An outstanding and rare blue and white barbed dish, Ming dynasty, Yongle period
Lot 32. An outstanding and rare blue and white barbed dish, Ming dynasty, Yongle period (1403-1424). Diameter 19.3 cm. Estimate 80,000 - 120,000 GBP. Lot Sold 480,000 GBP. © Sotheby's 2024
the reverse of the dish bears the ‘Shah Abbas’ mark in Arabic-script.
Provenance: Collection of Shah Abbas (1588-1629).
Acquired in Europe by the father of the present owner in the 1960s.
Literature: John Pope, Chinese Porcelains from the Ardebil Shrine, Washington, 1956, pl. 29.271.
Note: Glowing in a rich palette of cobalt blue, the present dish is an exquisite example of the finest porcelain produced in the early Ming dynasty. Wares from this vibrant period of restoration, expansion and technical progress are among the most important and desirable pieces ever produced and have been treasured in important collections for centuries.
This exemplary pi29ece is a member of a rare and fascinating group of small dishes – each just under twenty centimetres in diameter – with bold foliate rims, cavetto-moulded wells, vibrant floral decoration, and neatly trimmed foot-rings. Combining the free-spirited designs and sharp foliate rims of yesteryear with the rich blue tone and tasteful treatment of negative space typical of the finest Ming wares, this remarkable group were among the exemplary wares produced under new imperial supervision at the porcelain kilns of Jingdezhen during the Yongle reign (1403-1424).

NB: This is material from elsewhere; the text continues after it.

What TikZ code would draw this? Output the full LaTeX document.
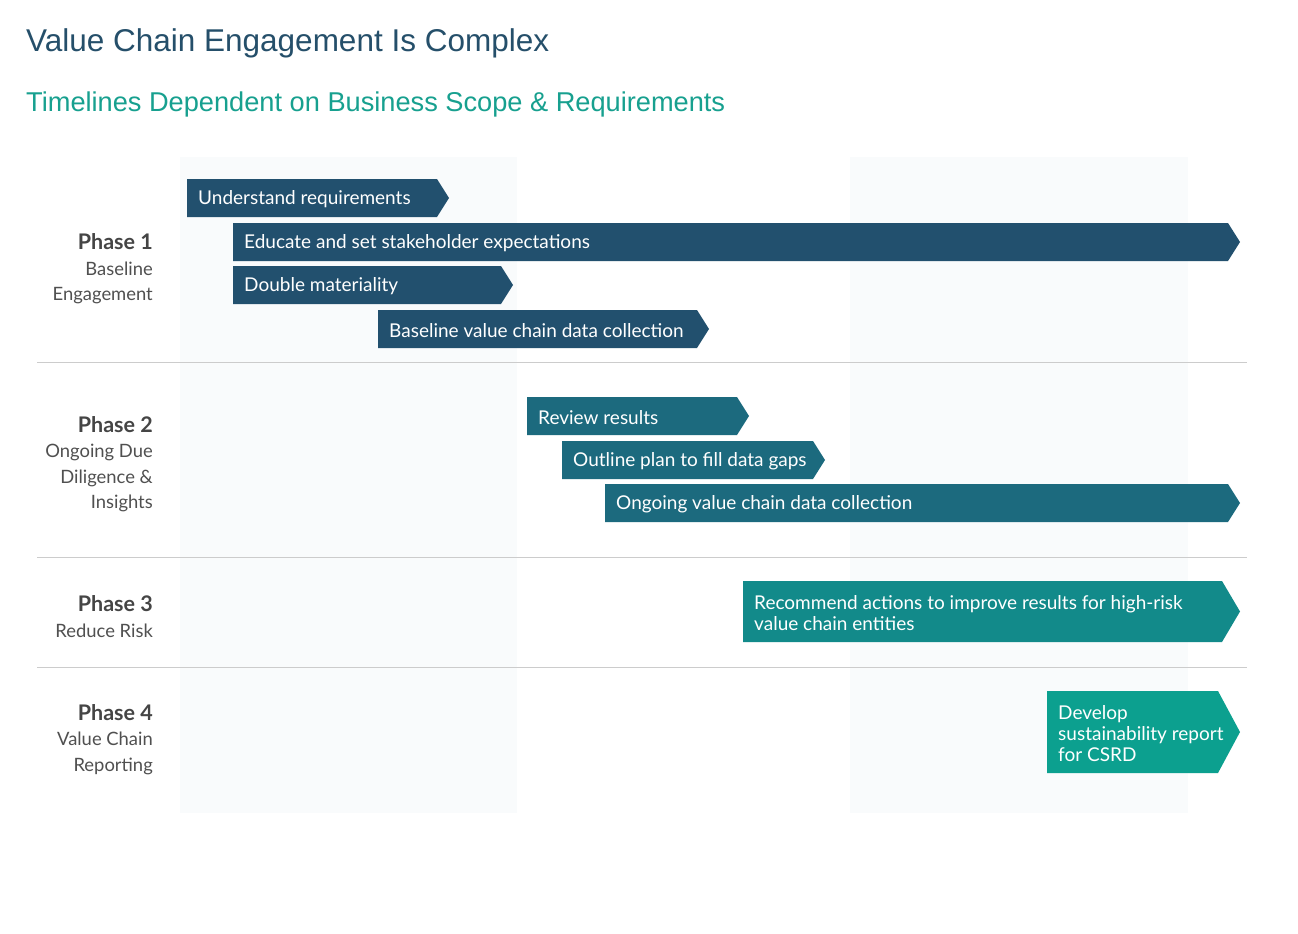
\documentclass[tikz,border=0pt]{standalone}
\usepackage{fontspec}
\setmainfont{Lato}
\newfontfamily\titlefont{Liberation Sans}
\definecolor{titleblue}{HTML}{254F6A}
\definecolor{subteal}{HTML}{17A08F}
\definecolor{barA}{HTML}{22506E}
\definecolor{barB}{HTML}{1C6A7E}
\definecolor{barC}{HTML}{128A8A}
\definecolor{barD}{HTML}{0CA08F}
\definecolor{colbg}{HTML}{F9FBFC}
\definecolor{sepgray}{HTML}{CCCCCC}
\definecolor{phasegray}{HTML}{454545}
\definecolor{descgray}{HTML}{505050}
\tikzset{
  bartext/.style={text=white, inner sep=0pt, align=left, font=\fontsize{19}{21}\selectfont},
  phaselabel/.style={anchor=east, inner sep=0pt, align=right, text=descgray, font=\fontsize{18.4}{25.5}\selectfont},
  sepline/.style={draw=sepgray, line width=0.9pt},
}
\newcommand\phasehead[1]{{\fontsize{21.5}{25.5}\selectfont\bfseries\color{phasegray}#1}}
\newcommand\chevbar[8]{%
  \fill[#7] (#2,#3) -- (#4-#6,#3) -- (#4,{(#3+#5)/2}) -- (#4-#6,#5) -- (#2,#5) -- cycle;
  \node[bartext, anchor=west] (#1) at (#2+11,{(#3+#5)/2+1.5}) {#8};
}
\begin{document}
\begin{tikzpicture}[x=1pt,y=-1pt]
\fill[white] (0,0) rectangle (1298,934);
\useasboundingbox (0,0) rectangle (1298,934);
% background columns
\fill[colbg] (180,157) rectangle (517,813);
\fill[colbg] (850,157) rectangle (1188,813);
% titles
\node[anchor=base west, inner sep=0pt, text=titleblue, font=\titlefont\fontsize{31.5}{36}\selectfont] (title) at (26,52) {Value Chain Engagement Is Complex};
\node[anchor=base west, inner sep=0pt, text=subteal, font=\titlefont\fontsize{27.2}{30}\selectfont] (subtitle) at (26,111) {Timelines Dependent on Business Scope \& Requirements};
% separators
\draw[sepline] (37,362) -- (1247,362);
\draw[sepline] (37,557) -- (1247,557);
\draw[sepline] (37,667) -- (1247,667);
% phase labels
\node[phaselabel] (p1) at (153,269) {\phasehead{Phase 1}\\Baseline\\Engagement};
\node[phaselabel] (p2) at (153,464) {\phasehead{Phase 2}\\Ongoing Due\\Diligence \&\\Insights};
\node[phaselabel] (p3) at (153,616.5) {\phasehead{Phase 3}\\Reduce Risk};
\node[phaselabel] (p4) at (153,739.5) {\phasehead{Phase 4}\\Value Chain\\Reporting};
% bars
\chevbar{b1}{187}{179}{449}{217}{12}{barA}{Understand requirements}
\chevbar{b2}{233}{223}{1240}{261}{12}{barA}{Educate and set stakeholder expectations}
\chevbar{b3}{233}{266}{513}{304}{12}{barA}{Double materiality}
\chevbar{b4}{378}{310}{709}{348}{12}{barA}{Baseline value chain data collection}
\chevbar{b5}{527}{397}{749}{435}{12}{barB}{Review results}
\chevbar{b6}{562}{441}{825}{479}{12}{barB}{Outline plan to fill data gaps}
\chevbar{b7}{605}{484}{1240}{522}{12}{barB}{Ongoing value chain data collection}
\chevbar{b8}{743}{581}{1240}{642}{18}{barC}{Recommend actions to improve results for high-risk\\value chain entities}
\chevbar{b9}{1047}{691}{1240}{773}{22}{barD}{Develop\\sustainability report\\for CSRD}
\end{tikzpicture}
\end{document}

In form and design, these small Yongle dishes appear to be derived from cup stands decorated with copper red and, more rarely, underglaze blue during the Hongwu period (1368-1398). Indeed, while these dishes lack the trembleuse rim once used to accommodate a cup, some examples make a conspicuous nod to this earlier type by incorporating a central medallion into their design: compare a related dish featuring a central lotus roundel surrounded by a key-fret border, illustrated in The Complete Collection of Treasures of the Palace Museum: Blue and White Porcelain with Underglazed Red (I), Hong Kong, 2000, pl. 82. In contrast, lacking a formal circular motif and with a seamless transition between a stylised lotus centre and the scrolling lingzhi beyond, the present design is firmly rooted in the ordered balanced beauty of the Yongle visual canon. Compare another dish of this form without a central roundel, decorated with a grape vine and lingzhi scrolls, excavated from the Yongle stratum at Jingdezhen in 1994 in Liang Sui (ed.), Yuan’s and Ming’s Imperial Porcelains Unearthed from Jingdezhen, Beijing, 1999, pl. 61.
Compare a very similar dish in the Palace Museum, Beijing, illustrated in The Complete Collection, op. cit., pl. 81. See also two other dishes of this rare form bearing Ardabil waqf marks, the first, illustrated alongside the present lot in John Pope, Chinese Porcelains from the Ardebil Shrine, Washington, 1956, pl. 29.274, and sold in these rooms, 12th December 1978, lot 381 (fig. 1) and the second, sold on 1st November 2023, lot 2, from the same collection as the present lot; and three others from important early collections preserved in the British Museum, London: one from the collection of Sir Percival David, acc. no. PDF,B.683; another from the collection of Henry J. Oppenheim, acc. no. 1947,0712.199; and a third example from the collection of Sir John Addis, acc. no. 1975,1028.11.
Although some pieces may have entered the Shah’s collection directly from China, coming to Iran across the vast Silk Road by land and sea, many of the finest pieces – such as the present dish – show signs of previous ownership and must have been given to the Shah before or at the time of the donation in 1611. Two small holes drilled into the foot of the present dish, for example, once served as an ownership mark of another great collection now lost to history. Similar two-dot marks also appear on a number of Ming dishes that made their way to the Ottoman court, preserved in the Topkapi Saray Museum, Istanbul, including a 15th century blue-and-white dish and seven celadon pieces; see Nurdan Erbahar, “Non-Chinese Marks and Inscriptions”, In Regina Krahl, Chinese Ceramics in the Topkapi Saray Museum, Istanbul, London, 1986, pp 125-138.